坂口氏は、スルガ銀行の不正融資事件の報道は「『楽待新聞』に記事を掲載したのが、発端になりました」と明かす

 掲載中止、取引停止といった不正行為をした不動産業者に対するペナルティーの対象になったのは、23年下半期だけで、取引停止にした事例が10件、ペナルティーが4件と合計14件といった具合だ。公的機関でもない、ひとつのネット広告会社が不動産業者に対して「制裁」を課すという事例はこれまで聞いたことがない。筆者にとっても新鮮な印象だ。

 ペナルティーを受けた不動産業者は、一定期間内に改善報告を提出すれば、掲載は元通りにできるようになるという。「制裁」することが目的ではなく、あくまで公正な不動産市場を創るのが狙いだ。不正行為をした業者の側も、楽待に掲載できないと営業できなくなるため、立場的にはファーストロジックの方が優位にある。業界にとっては軽視できない「楽待砲」というわけだ。

自社も評価対象

 この会社はインターネット広告をビジネスとするIT企業に分類されてはいる。だが、不透明な不動産市場に対する「ご意見番」的なことを、業界の反発にもひるまず行う「編集部」が活発に活動することで、「悪徳業者の追放」を実現していく構えだ。

 坂口社長は「不正行為に対してペナルティーを課すと、不正行為に関する情報提供がどんどん寄せられるようになります」と話す。まさに業界の「駆け込み寺」な存在になりつつある。

 不動産業界は、業者関係者にしか知られていない不透明な部分が多い。
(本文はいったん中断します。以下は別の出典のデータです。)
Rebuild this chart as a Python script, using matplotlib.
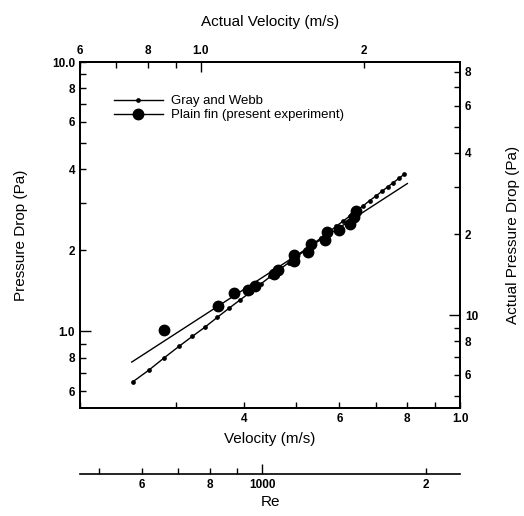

このため、お金には厳しい投資家といえども、不動産業者にだまされたり、不当な要求をのまされたりして泣き寝入りすることもあるのだ。

 このため、こうしたサイトが市場で認知されてくると、不正行為が世間にオープンにされるため、サイトの存在が不正や迷惑行為の抑止効果にもつながり、不動産市場の正常化にもつながる。
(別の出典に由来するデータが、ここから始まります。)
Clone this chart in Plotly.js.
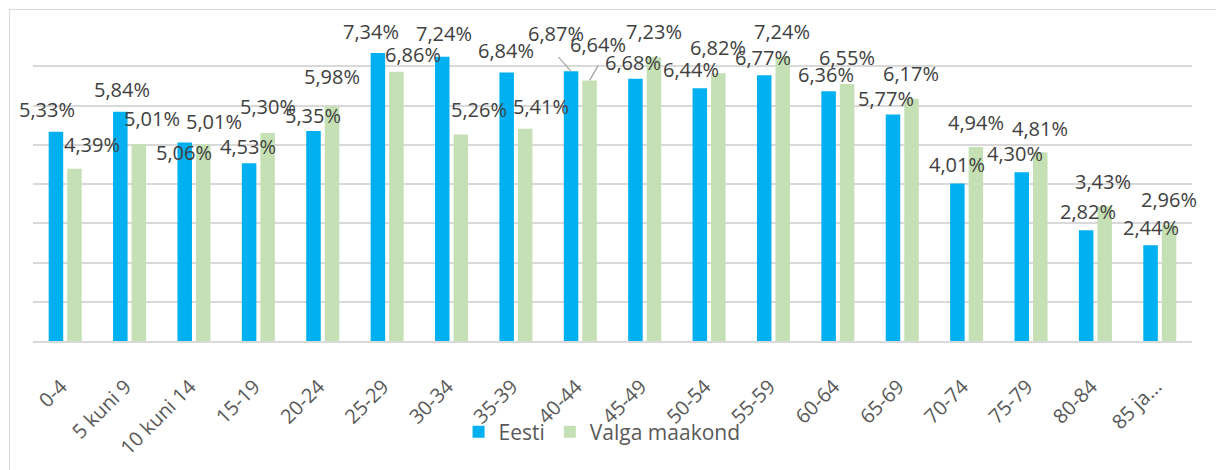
<!DOCTYPE html>
<html>
<head>
<meta charset="utf-8">
<script src="https://cdn.plot.ly/plotly-3.0.1.min.js"></script>
<style>
  html, body { margin: 0; padding: 0; background: #ffffff; }
  #frame { position: absolute; left: 9px; top: 9px; width: 1300px; height: 500px;
           border-left: 1px solid #D9D9D9; border-top: 1px solid #D9D9D9; }
  #chart { position: absolute; left: 0; top: 0; width: 1216px; height: 470px; }
</style>
</head>
<body>
<div id="frame"></div>
<div id="chart"></div>
<script>
// ---- data ----
const categories = ["0-4", "5 kuni 9", "10 kuni 14", "15-19", "20-24", "25-29", "30-34", "35-39",
  "40-44", "45-49", "50-54", "55-59", "60-64", "65-69", "70-74", "75-79", "80-84", "85 ja..."];
const eesti = [5.33, 5.84, 5.06, 4.53, 5.35, 7.34, 7.24, 6.84, 6.87, 6.68, 6.44, 6.77, 6.36, 5.77, 4.01, 4.30, 2.82, 2.44];
const valga = [4.39, 5.01, 5.01, 5.30, 5.98, 6.86, 5.26, 5.41, 6.64, 7.23, 6.82, 7.24, 6.55, 6.17, 4.94, 4.81, 3.43, 2.96];
const seriesNames = ["Eesti", "Valga maakond"];

// ---- label placement: x offset from category centre, y offset from bar top (px) ----
const eestiDx = [-18, -8, -10, -10, -10, -16, -8, -10, -24, -12, -18, -10, -12, -16, -10, -16, -7, -9];
const eestiDy = [22, 22, -10, 17, 16, 21, 23, 22, 38, 16, 19, 18, 17, 16, 19, 19, 19, 18];
const valgaDx = [27, 22, 20, 10, 9, 26, 27, 25, 18, 9, 9, 9, 9, 9, 9, 9, 8, 9];
const valgaDy = [24, 26, 23, 26, 30, 17, 25, 22, 36, 26, 26, 25, 26, 25, 25, 24, 25, 25];
// leader lines (tail offset from bar top, px) for the labels of one category
const leaderIdx = 8;
const eestiLeader = [-14, -16];
const valgaLeader = [10, -17];

const BLUE = "#00B0F0", GREEN = "#C5E0B4";
const FONT = "Open Sans, Noto Sans, sans-serif";
const barOff = 9.25;

function fmt(v) { return v.toFixed(2).replace(".", ",") + "%"; }

const traces = [
  { type: "bar", name: seriesNames[0], x: categories, y: eesti, marker: { color: BLUE }, hoverinfo: "skip" },
  { type: "bar", name: seriesNames[1], x: categories, y: valga, marker: { color: GREEN }, hoverinfo: "skip" }
];

const annotations = [];
function addLabels(vals, dx, dy, sign, leader) {
  vals.forEach((v, i) => {
    annotations.push({ x: categories[i], y: v, xref: "x", yref: "y", text: fmt(v),
      font: { family: FONT, size: 20, color: "#404040" }, xanchor: "center", yanchor: "middle",
      xshift: dx[i], yshift: dy[i], showarrow: false });
    if (i === leaderIdx) {
      annotations.push({ x: categories[i], y: v, xref: "x", yref: "y", text: " ",
        font: { size: 1 }, xshift: sign * barOff, showarrow: true, arrowhead: 0, arrowwidth: 1.3,
        arrowcolor: "#A6A6A6", ax: leader[0], ay: leader[1], standoff: 0, startstandoff: 0 });
    }
  });
}
addLabels(eesti, eestiDx, eestiDy, -1, eestiLeader);
addLabels(valga, valgaDx, valgaDy, 1, valgaLeader);

const layout = {
  width: 1216, height: 470,
  margin: { l: 33, r: 24, t: 27, b: 129 },
  paper_bgcolor: "rgba(0,0,0,0)", plot_bgcolor: "rgba(0,0,0,0)",
  barmode: "group", bargap: 0.425, bargroupgap: 0.216,
  font: { family: FONT, color: "#595959" },
  xaxis: { type: "category", range: [-0.5, categories.length - 0.5], autorange: false,
    tickangle: -45, tickfont: { family: FONT, size: 20, color: "#595959" },
    ticklabelstandoff: 24, ticklabelshift: -4,
    showline: true, linecolor: "#D9D9D9", linewidth: 2, ticks: "", showgrid: false, automargin: false },
  yaxis: { range: [0, 8], autorange: false, dtick: 1, showticklabels: false, showgrid: true, gridcolor: "#D9D9D9",
    gridwidth: 2, zeroline: false, showline: false, ticks: "", automargin: false },
  legend: { orientation: "h", x: 0.491, xanchor: "center", y: -0.29, yanchor: "middle",
    font: { family: FONT, size: 21, color: "#595959" }, itemwidth: 30, bgcolor: "rgba(0,0,0,0)" },
  showlegend: true,
  annotations: annotations
};

Plotly.newPlot("chart", traces, layout, { displayModeBar: false, staticPlot: true });
</script>
</body>
</html>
 ファーストロジックは、不動産業者を評価するだけでなく、自らの会社も評価の対象としている。投資家や不動産業者から「公正な不動産投資市場を創造する」というビジョンや、ビジョン実現に必要な3つのミッション「不動産投資家の支援」「不動産業界の健全化」「不動産情報の透明性向上」に即した運営ができているかを、ユーザーに5段階で評価してもらっている。現在は「3.5」前後で推移していて、坂口社長は「できれば早いうちに4点台まで引き上げたい」と話す。さらにミッション・ビジョンの実現度に対する評価を引き上げたいようだ。

地方向けにもPR

 今後のことは「YouTube登録者数をいまの倍に当たる100万人まで増やして認知度をアップしたい。これまで大都市圏を中心に活動してきたが、これからは地方にもPRしていきたいと考えています。テレビCMや看板広告、YouTubeチャンネルを使って知名度を上げたい」とさらなる成長を目指す。YouTubeでは、お笑い芸人のさらば青春の光やTKO、元メジャーリーガーの上原浩治などを起用。看板広告で有名な「きぬた歯科」とコラボした看板も、4月から掲出し始めたところで、さらなる認知度向上を図っている。

 会社をスケールアップして不動産投資市場を拡大したい狙いもあるようで、成長戦略としてはYouTubeのチャンネル登録者数100万人を目指し、M&Aも選択肢の一つとして検討している。投資不動産業界をリードしてきたファーストロジックの動向から目が離せない。